En 2020 hemos iniciado una nueva era. Marcos Urarte, en un excelente artículo publicado el viernes en este diario, la califica como la era del desorden. No sabemos hasta cuándo durará, pero no se intuye breve.
Se inaugura con una extrema fragilidad de cosas muy importantes: las libertades individuales, la salud pública, la economía, especialmente la de una clase media a la baja, y la democracia. El desorden hace que todo sea más frágil.
El asalto al Capitolio en Estados Unidos es un ejemplo muy evidente de la etapa que vivimos. Podría ser solo parte de un show, uno de esos reality repelentes, si no fuera porque su principal protagonista es presidente, y sobre todo, si no le hubieran votado 70 millones de norteamericanos el pasado 3 de noviembre.
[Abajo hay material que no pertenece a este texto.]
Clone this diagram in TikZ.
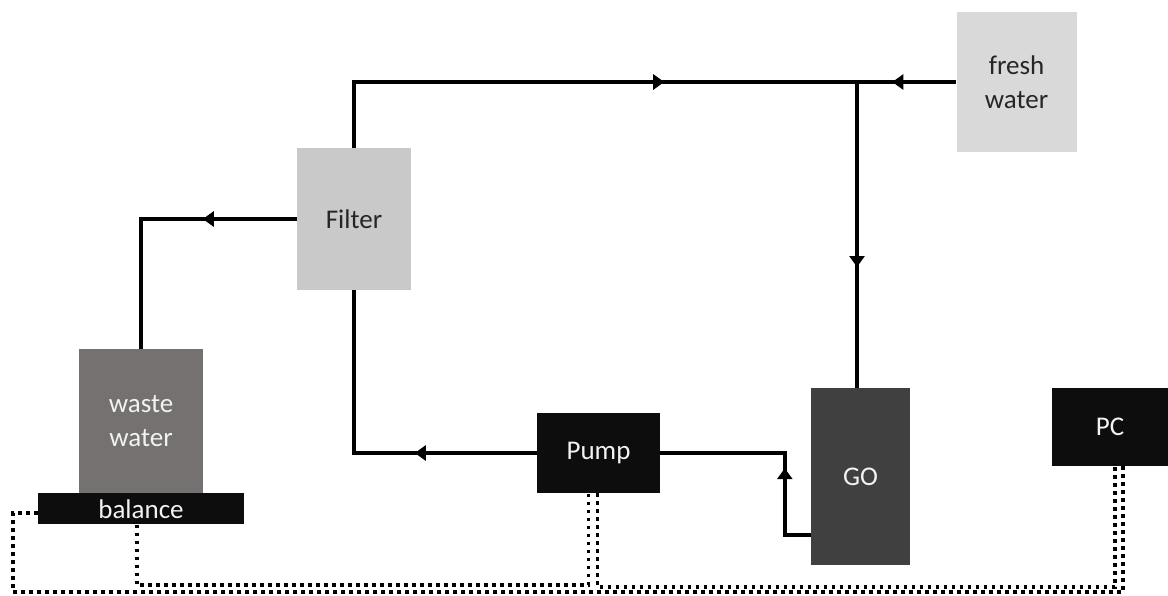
\documentclass[tikz,border=0pt]{standalone}
\usepackage{fontspec}
\setmainfont{Carlito}
\usetikzlibrary{arrows.meta, positioning, decorations.markings}
\definecolor{freshgrey}{HTML}{D9D9D9}
\definecolor{filtergrey}{HTML}{C9C9C9}
\definecolor{wastegrey}{HTML}{767171}
\definecolor{gogrey}{HTML}{404040}
\definecolor{boxblack}{HTML}{0D0D0D}
\definecolor{darktext}{HTML}{262626}
\definecolor{lighttext}{HTML}{F2F2F2}

\begin{document}
\begin{tikzpicture}[
    x=1pt, y=-1pt,
    every node/.style={font=\fontsize{27}{34}\selectfont},
    unit/.style={inner sep=0pt, align=center},
    lightbox/.style={unit, fill=freshgrey, text=darktext},
    darkbox/.style={unit, fill=boxblack, text=lighttext},
    flowline/.style={line width=4pt, postaction={decorate},
      decoration={markings, mark=at position #1 with {\arrow{Triangle[length=11pt,width=15pt]}}}},
    signalline/.style={line width=3.5pt, dash pattern=on 3.5pt off 4.5pt}
  ]
  \useasboundingbox (0,0) rectangle (1168,595);
  % units
  \node[lightbox, minimum width=120pt, minimum height=140pt] (fresh) at (1016.5,82) {fresh\\water};
  \node[lightbox, fill=filtergrey, minimum width=114pt, minimum height=142pt] (filter) at (354,219) {Filter};
  \node[unit, fill=wastegrey, text=lighttext, minimum width=124pt, minimum height=144pt] (waste) at (141,421) {waste\\water};
  \node[darkbox, minimum width=206pt, minimum height=31pt, below=0pt of waste] (balance) {balance};
  \node[darkbox, minimum width=123pt, minimum height=80pt] (pump) at (598.5,453) {Pump};
  \node[unit, fill=gogrey, text=lighttext, minimum width=99pt, minimum height=177pt] (go) at (860.5,476.5) {GO};
  \node[darkbox, minimum width=116pt, minimum height=78pt] (pc) at (1110,427) {PC};
  \coordinate (junc) at (857,82);
  % water flow
  \draw[flowline=376pt] (filter.north) |- (junc);
  \draw[flowline=64pt] (fresh.west) -- (junc);
  \draw[flowline=185pt] (junc) -- (junc |- go.north);
  \draw[flowline=94pt] (filter.west) -| (waste.north);
  \draw[flowline=122pt] (pump.west) -| (filter.south);
  \draw[flowline=93pt] ([yshift=30pt]go.south west) -- ++(-26,0) |- (pump.east);
  % signals
  \draw[signalline] ([yshift=-4pt]balance.west) -| (13,592) -| ([xshift=13pt]pc.south);
  \draw[signalline] ([xshift=-4pt]balance.south) |- ([xshift=-10pt,yshift=-92pt]pump.south) -- ([xshift=-10pt]pump.south);
  \draw[signalline] ([xshift=-1pt]pump.south) |- ([xshift=5pt,yshift=-121pt]pc.south) -- ([xshift=5pt]pc.south);
\end{tikzpicture}
\end{document}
Algunas conclusiones de este vergonzoso espectáculo (con cuatro muertos) son extrapolables a lo que se extiende como un virus.
La democracia reside en el pueblo, una persona un voto, pero quienes tienen la responsabilidad de defenderla son los políticos. Trump, sus imitadores y sus defensores, son un acicate para que los políticos demócratas se pongan las pilas y sean servidores del bien y los intereses comunes. Por eso, el futuro presidente de Estados Unidos, Joe Biden, habla continuamente de trabajar para unir, para defender lo que todos compartimos.
La nueva era también debería serlo para la política y de eso no parecen darse cuenta los que alientan las mismas dinámicas de enfrentamiento sectario en lugar de apostar por la mejora de la gestión pública de nuestras fragilidades, para acabar lo antes posible con el desorden creciente.
Más que buscar los argumentos para defender las causas justas que cada uno de nosotros alberga en su cerebro, su corazón y su cartera, convendría buscar las causas comunes, que son muchas, y trabajar por ellas, para favorecer las libertades, la salud, la economía y la democracia.